Logistics is the practical business of taking care of details for life-cycle support of training systems - planning for transportation, installation, maintenance, spare parts, and repair.
NAWCTSD learned that planning for logistic support must be done early, before the training system is built. To reach the goal of ensuring that the training system is available for training at least 95 percent of the time, reliability and maintainability must be designed and built into the training system. Therefore, Logisticians form an integral part of the team that develops the specifications for the request-for-procurement package. For this purpose, logistics engineers develop Integrated Logistic Support requirements embodying these details.
Logistics specialists contribute to the initial procurement planning package, each concentrating on his or her area of expertise. A critical area is publications - wiring and schematic diagrams, computer software and maintenance manuals, and other support documentation as required. Another area is providing for spare parts for the life of the training system. How many of what kind of parts are needed and where are they to be stored? Also where will the device be located, and what facilities and support personnel are there? Is there a facility to house the device, with or without modifications, or will one have to be built? These and a myriad of other considerations are a part of the logistics advance planning requirements.

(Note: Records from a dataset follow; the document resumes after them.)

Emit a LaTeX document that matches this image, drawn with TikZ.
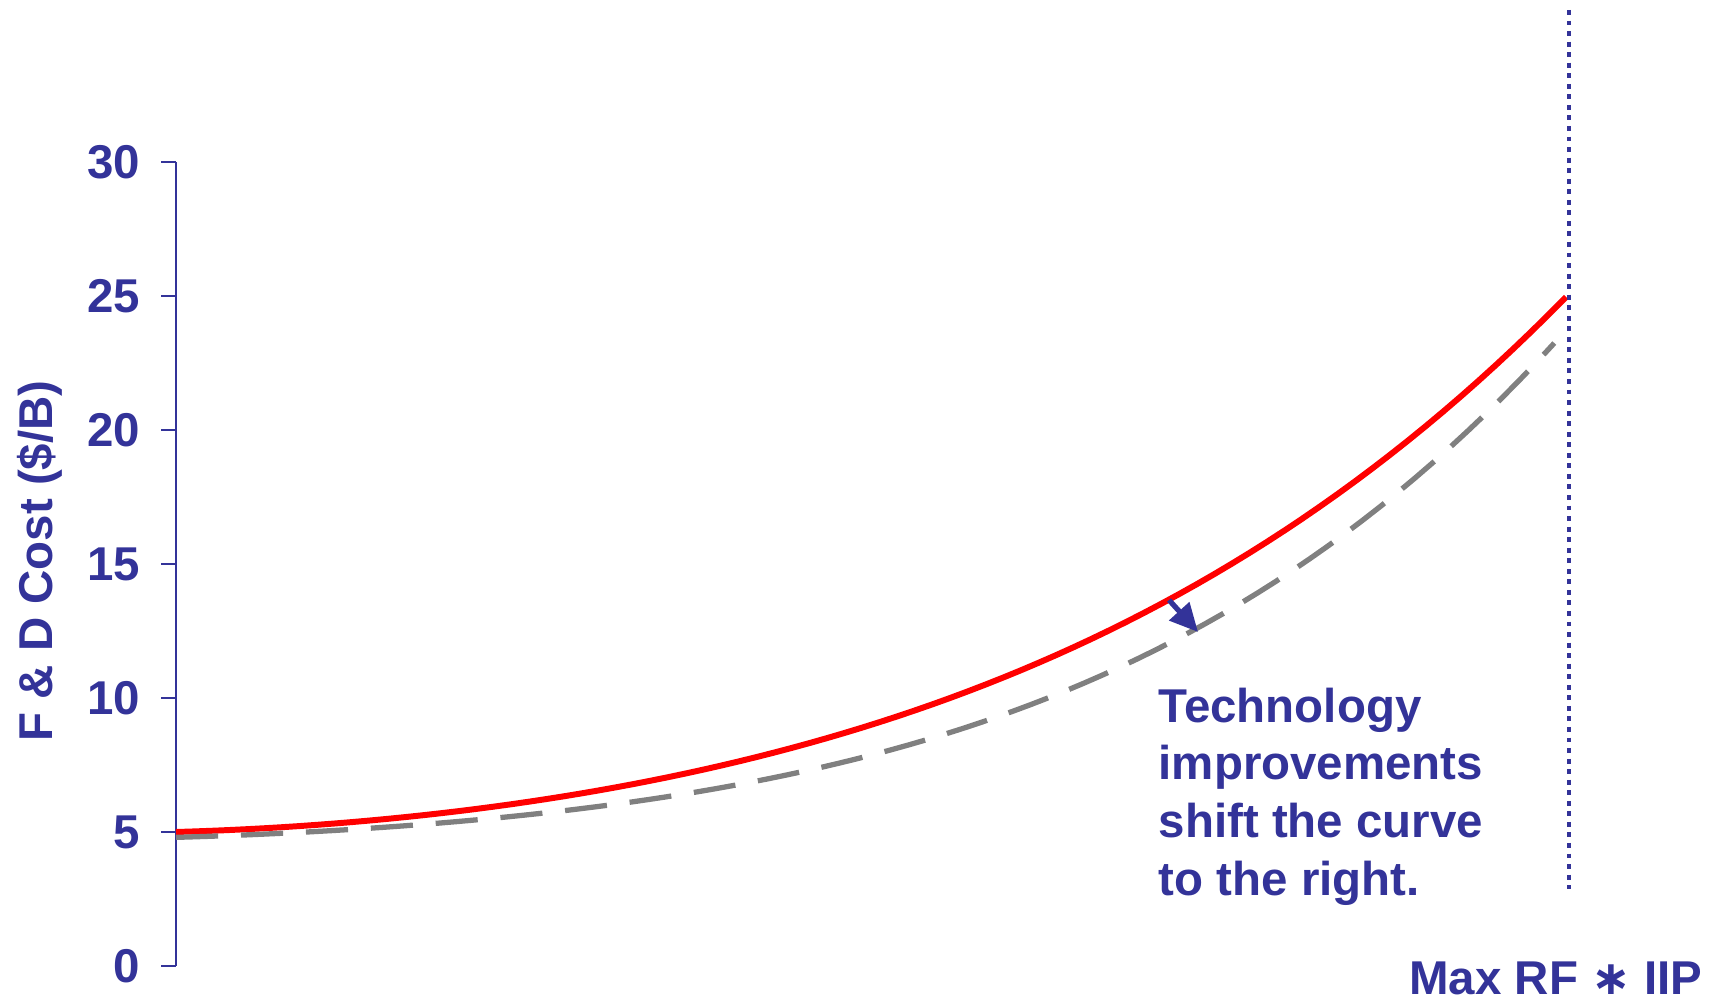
\documentclass[tikz,border=0pt]{standalone}
\usepackage{fontspec}
\setmainfont{Liberation Sans}
\newfontfamily\starfont{DejaVu Sans}
\usetikzlibrary{arrows.meta}
\definecolor{fdblue}{RGB}{51,51,153}
\definecolor{fdgray}{RGB}{128,128,128}
\begin{document}
\begin{tikzpicture}[font=\fontsize{13.5pt}{16.4pt}\selectfont\bfseries,
  every node/.style={text=fdblue, inner sep=0pt},
  axisline/.style={fdblue, line width=0.5pt},
  costcurve/.style={red, line width=1.7pt},
  techcurve/.style={fdgray, line width=1.5pt, dash pattern=on 12pt off 6.5pt}]
\useasboundingbox (0,0) rectangle (17.21,10.01);
\draw[axisline](1.76,0.35) -- (1.76,8.39);
\foreach \v in {0,5,...,30}{
  \draw[axisline](1.61,0.35+0.268*\v) -- (1.76,0.35+0.268*\v);
  \node[anchor=east] (tick\v) at (1.41,0.35+0.268*\v) {\v};
}
\node[rotate=90, anchor=base] (ylabel) at (0.52,4.40) {F \& D Cost (\$/B)};
% cost before and after the shift
\draw[costcurve] plot[domain=0:1, samples=80, variable=\t] ({1.76+13.91*\t},{0.35+0.268*(5+1.5*\t+11.19*\t^2+7.31*\t^4)});
\draw[techcurve] plot[domain=0:0.991, samples=80, variable=\t] ({1.76+13.91*\t},{0.35+0.268*(4.8+1.5*\t+6.56*\t^2+10.91*\t^4)});
\coordinate (shiftfrom) at (11.69,4.01);
\coordinate (shiftto) at (11.98,3.69);
\draw[fdblue, line width=1.5pt, -{Triangle[length=8pt,width=7.5pt]}] (shiftfrom) -- (shiftto);
\coordinate (maxtop) at (15.69,9.91);
\coordinate (maxbot) at (15.69,1.12);
\draw[fdblue, line width=1.15pt, dash pattern=on 1.4pt off 1.6pt] (maxtop) -- (maxbot);
\node[anchor=north west, align=left] (techtext) at (11.58,3.14) {Technology\\improvements\\shift the curve\\to the right.};
\node[anchor=base east] (xlabel) at (17.03,0.07) {Max RF {\starfont ∗} IIP};
\end{tikzpicture}
\end{document}
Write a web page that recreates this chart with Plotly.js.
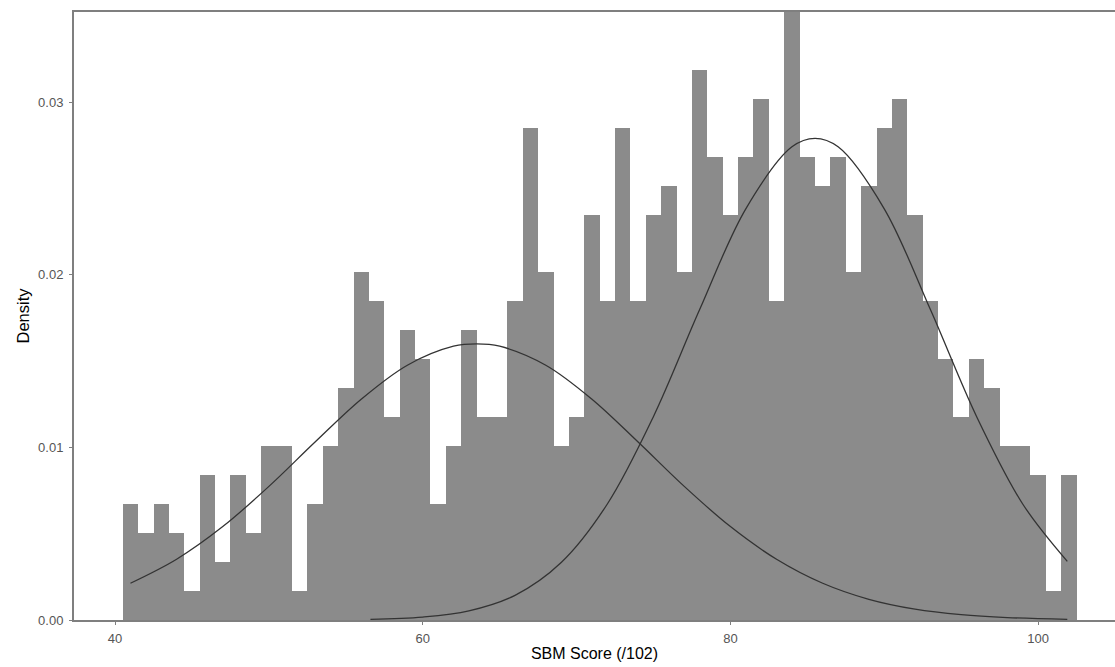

Once the training system is built, logisticians form part of the in-plant and on-site test team. They examine each element of the design which relates to logistics to ensure specifications have been met.
After a training system is installed and accepted as ready for training, the task of repair and maintenance continues. Personnel make periodic inspections and evaluations of equipment in the field to verify that training systems continue to meet the specified instructional requirements. The follow-up evaluations provide answers about how well a system is performing overall; what percentage of the training requirement it is supplying; and what, if any, modifications are needed. Quality assurance specialists also make regular inspections of equipment in the field to verify that it is operating safely and according to the engineering specifications.
Providing for this kind of support of training systems requires an extensive field organization. The field employs 114 people. The personnel in these offices are responsible for the continuing logistic support of all training systems developed by NAWCTSD located across the country and around the world.
Within the Program Management Competency, NAWCTSD has fully accountable Program Directors (PDs) whose role is to provide focus and advocacy for specific customer and supplier relationships. The PD’s responsibility is to provide leadership, direction, priorities, and support to the planning, management, execution, and control of assigned training systems. They champion NAWCTSD’s mission and capabilities with the full range of sponsors, customers, and suppliers, and they continually measure, evaluate, and improve the efficiency and effectiveness of the program management processes. The PDs perform their responsibilities primarily through their leadership of Project Managers (PJMs) who report directly to them.